Indeed, in America, the alarm had been sounded as clearly as an air raid siren in the 80s by Fr. Thomas Doyle who, working at the Apostolic Delegation, identified a growing clerical sex abuse problem that, as he prophesied, would cost the church “a billion dollars a year” and a million heartaches beyond, if officials did not respond to it.

They did not look into it and Doyle lost his job. At the same time they refused to accept Joseph Cardinal Bernardin’s proposal for a study of the sexual conflicts of priests.

Over a decade before that American bishops learned, from the Psychological Study of American priests that they commissioned and funded, that a substantial subset of priests was psychosexually immature -- that is, the latter’s inner psychosexual development lagged far behind their chronological age.

Nothing was done to respond to this finding although it was from this cohort of priests that many sex abusers did arise with tragic consequences for themselves and their victims.

The officials of the church can hardly claim now that they were “surprised” by an event that was in fact “predicted,” thereby taking it out of the Black Swan category into which 9/11 may be placed.

While we await the results of the Causes and Effects Study being completed at John Jay College, we can understand that unless the institution faces the facts as deeply and fully as possible this sex abuse scandal -- whose roots are tangled in ancient and long unexamined structures and policies of the church -- will not be addressed and the victims, as uncomforted as Rachel, will continue to weep.

And it will go on, disguised, discreet.

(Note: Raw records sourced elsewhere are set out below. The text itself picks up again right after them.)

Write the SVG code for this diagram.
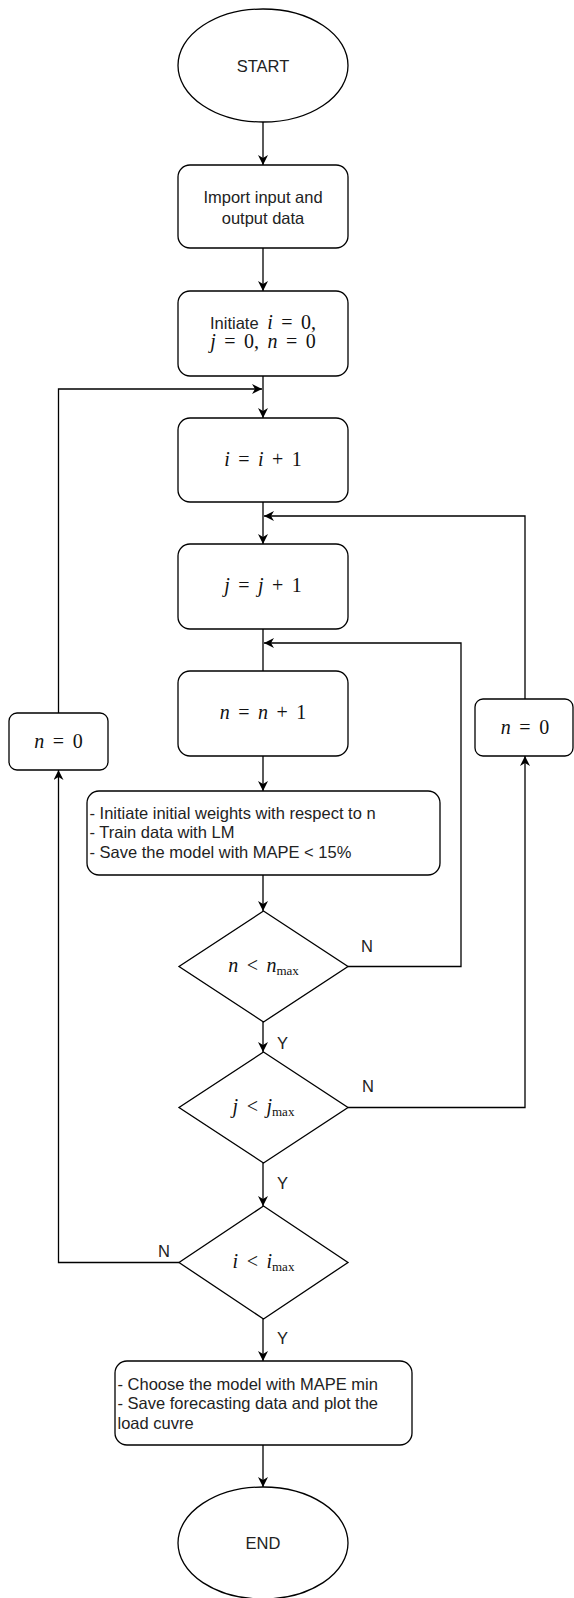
<svg xmlns="http://www.w3.org/2000/svg" width="574" height="1598" viewBox="0 0 574 1598">
<style>
.shape{fill:#fff;stroke:#000;stroke-width:1.3}
.edge{fill:none;stroke:#000;stroke-width:1.3}
.t{font-family:"Liberation Sans",Arial,sans-serif;font-size:16.5px;fill:#222}
.c{text-anchor:middle}
.m{font-family:"Liberation Serif","Times New Roman",serif;font-size:20px;fill:#111;word-spacing:3.5px}
.v{font-style:italic}
.sub{font-size:13px;font-style:normal;word-spacing:0}
</style>
<defs>
<marker id="arr" viewBox="0 0 10 10" refX="10" refY="5" markerWidth="10" markerHeight="10" markerUnits="userSpaceOnUse" orient="auto">
<path d="M0,0 L10,5 L0,10 L3,5 z" fill="#000"/>
</marker>
</defs>
<rect width="574" height="1598" fill="#fff"/>
<g id="connectors">
<path class="edge" d="M263,122 L263,165" marker-end="url(#arr)"/>
<path class="edge" d="M263,248 L263,291" marker-end="url(#arr)"/>
<path class="edge" d="M263,376 L263,418" marker-end="url(#arr)"/>
<path class="edge" d="M263,502 L263,544" marker-end="url(#arr)"/>
<path class="edge" d="M263,629 L263,671"/>
<path class="edge" d="M263,756 L263,791" marker-end="url(#arr)"/>
<path class="edge" d="M263,875 L263,911" marker-end="url(#arr)"/>
<path class="edge" d="M263,1022 L263,1052" marker-end="url(#arr)"/>
<path class="edge" d="M263,1163 L263,1206" marker-end="url(#arr)"/>
<path class="edge" d="M263,1319 L263,1361" marker-end="url(#arr)"/>
<path class="edge" d="M263,1445 L263,1487" marker-end="url(#arr)"/>
<path class="edge" d="M348,966.5 L461,966.5 L461,643 L264,643" marker-end="url(#arr)"/>
<path class="edge" d="M348,1107.5 L525,1107.5 L525,756" marker-end="url(#arr)"/>
<path class="edge" d="M525,699 L525,516 L264,516" marker-end="url(#arr)"/>
<path class="edge" d="M179,1262.5 L58.5,1262.5 L58.5,770" marker-end="url(#arr)"/>
<path class="edge" d="M58.5,713 L58.5,389 L262,389" marker-end="url(#arr)"/>
<text class="t" x="361" y="952">N</text>
<text class="t" x="277" y="1049">Y</text>
<text class="t" x="362" y="1092">N</text>
<text class="t" x="277" y="1189">Y</text>
<text class="t" x="158" y="1257">N</text>
<text class="t" x="277" y="1344">Y</text>
</g>
<g id="start">
<ellipse class="shape" cx="263" cy="65.5" rx="85" ry="56.5"/>
<text class="t c" x="263" y="71.5">START</text>
</g>
<g id="import">
<rect class="shape" x="178" y="165" width="170" height="83" rx="12"/>
<text class="t c" x="263" y="203">Import input and</text>
<text class="t c" x="263" y="224">output data</text>
</g>
<g id="init">
<rect class="shape" x="178" y="291" width="170" height="85" rx="12"/>
<text class="m c" x="263" y="329"><tspan class="t" style="word-spacing:0">Initiate</tspan> <tspan class="v">i</tspan> = 0,</text>
<text class="m c" x="263" y="348"><tspan class="v">j</tspan> = 0, <tspan class="v">n</tspan> = 0</text>
</g>
<g id="inc-i">
<rect class="shape" x="178" y="418" width="170" height="84" rx="12"/>
<text class="m c" x="263" y="466"><tspan class="v">i</tspan> = <tspan class="v">i</tspan> + 1</text>
</g>
<g id="inc-j">
<rect class="shape" x="178" y="544" width="170" height="85" rx="12"/>
<text class="m c" x="263" y="592"><tspan class="v">j</tspan> = <tspan class="v">j</tspan> + 1</text>
</g>
<g id="inc-n">
<rect class="shape" x="178" y="671" width="170" height="85" rx="12"/>
<text class="m c" x="263" y="719"><tspan class="v">n</tspan> = <tspan class="v">n</tspan> + 1</text>
</g>
<g id="train">
<rect class="shape" x="87" y="791" width="353" height="84" rx="12"/>
<text class="t" x="89.5" y="818.5">- Initiate initial weights with respect to n</text>
<text class="t" x="89.5" y="838">- Train data with LM</text>
<text class="t" x="89.5" y="858">- Save the model with MAPE &lt; 15%</text>
</g>
<g id="reset-n-left">
<rect class="shape" x="9" y="713" width="99" height="57" rx="8"/>
<text class="m c" x="58.5" y="748"><tspan class="v">n</tspan> = 0</text>
</g>
<g id="reset-n-right">
<rect class="shape" x="475" y="699" width="98" height="57" rx="8"/>
<text class="m c" x="525" y="734"><tspan class="v">n</tspan> = 0</text>
</g>
<g id="check-n">
<polygon class="shape" points="263.5,911 348,966.5 263.5,1022 179,966.5"/>
<text class="m c" x="263.5" y="972"><tspan class="v">n</tspan> &lt; <tspan class="v">n</tspan><tspan class="sub" dy="3">max</tspan></text>
</g>
<g id="check-j">
<polygon class="shape" points="263.5,1052 348,1107.5 263.5,1163 179,1107.5"/>
<text class="m c" x="263.5" y="1113"><tspan class="v">j</tspan> &lt; <tspan class="v">j</tspan><tspan class="sub" dy="3">max</tspan></text>
</g>
<g id="check-i">
<polygon class="shape" points="263.5,1206 348,1262.5 263.5,1319 179,1262.5"/>
<text class="m c" x="263.5" y="1268"><tspan class="v">i</tspan> &lt; <tspan class="v">i</tspan><tspan class="sub" dy="3">max</tspan></text>
</g>
<g id="choose">
<rect class="shape" x="115" y="1361" width="297" height="84" rx="12"/>
<text class="t" x="117.5" y="1389.5">- Choose the model with MAPE min</text>
<text class="t" x="117.5" y="1409">- Save forecasting data and plot the</text>
<text class="t" x="117.5" y="1429">load cuvre</text>
</g>
<g id="end">
<ellipse class="shape" cx="263" cy="1543" rx="85" ry="56"/>
<text class="t c" x="263" y="1549">END</text>
</g>
</svg>
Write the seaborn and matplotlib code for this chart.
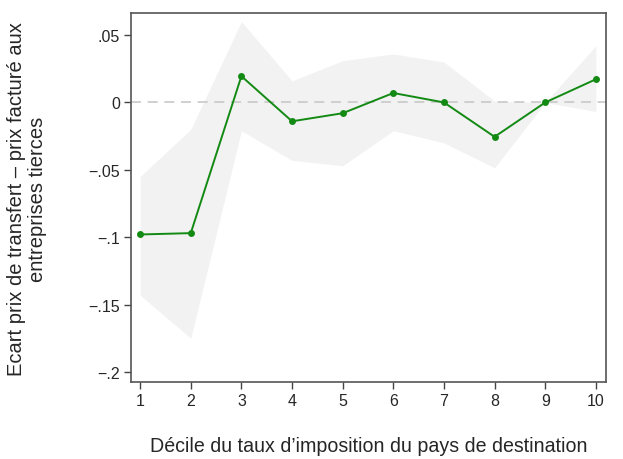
import seaborn as sns
import matplotlib.pyplot as plt
import pandas as pd

deciles = [1, 2, 3, 4, 5, 6, 7, 8, 9, 10]
coef = [-0.098, -0.097, 0.0195, -0.014, -0.008, 0.007, 0.0, -0.0255, 0.0, 0.0172]
ci_hi = [-0.055, -0.020, 0.060, 0.016, 0.031, 0.036, 0.030, 0.001, 0.0, 0.042]
ci_lo = [-0.143, -0.175, -0.021, -0.043, -0.047, -0.021, -0.030, -0.0485, 0.0, -0.0067]
yticks = [0.05, 0, -0.05, -0.1, -0.15, -0.2]
ytick_labels = ['.05', '0', '\u2212.05', '\u2212.1', '\u2212.15', '\u2212.2']

sns.set_style("white")
plt.rcParams['font.family'] = ['Liberation Sans', 'DejaVu Sans']

df = pd.DataFrame({'decile': deciles, 'coef': coef, 'hi': ci_hi, 'lo': ci_lo})

fig = plt.figure(figsize=(6.23, 4.6), dpi=100)
ax = fig.add_axes([0.2103, 0.1674, 0.7624, 0.8022])

ax.fill_between(df['decile'], df['lo'], df['hi'], color='#f2f2f2', linewidth=0, zorder=1)
ax.axhline(0, color='#c8c8c8', linestyle=(0, (6, 4)), linewidth=1.2, zorder=2)
sns.lineplot(data=df, x='decile', y='coef', ax=ax, color='#138a13', linewidth=1.4,
             marker='o', markersize=5, markeredgewidth=0, zorder=3)

ax.set_xlim(0.82, 10.2)
ax.set_ylim(-0.2075, 0.0664)
ax.set_xticks(deciles)
ax.set_xticklabels([str(d) for d in deciles])
ax.set_yticks(yticks)
ax.set_yticklabels(ytick_labels)
ax.tick_params(axis='both', which='both', length=5, width=1, color='#444444',
               labelsize=11.5, direction='out', left=True, bottom=True, pad=3)

for s in ax.spines.values():
    s.set_color('#555555')
    s.set_linewidth(1.2)

ax.set_xlabel("Décile du taux d\u2019imposition du pays de destination", fontsize=14.1, labelpad=20)
ax.set_ylabel("")
fig.text(27 / 623, 1 - 199 / 460,
         "Ecart prix de transfert \u2013 prix facturé aux\nentreprises tierces",
         rotation=90, ha='center', va='center', multialignment='center',
         fontsize=14.5, linespacing=1.1)

fig.savefig('out.png', dpi=100)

But still there whether anyone care now to admit it or not.

Perhaps church officials look at their years of service as this distinguished person did on his:

“When anyone asks how I can best describe my...40 years at sea, I merely say uneventful....I have never been in any accident of any sort worth speaking about....I never saw a wreck and never have been wrecked, nor was I ever in any predicament that threatened to end in disaster of any sort...”

He added that he “could not imagine any condition which would cause a ship to founder.”

The bishops who pilot the bark of Peter might be interested to know that these were the words of E.J. Smith before he took the HMS Titanic on its maiden voyage into a fierce Black Swan-like night in April, 1912.

[Eugene Cullen Kennedy is emeritus professor of psychology at Loyola University, Chicago.]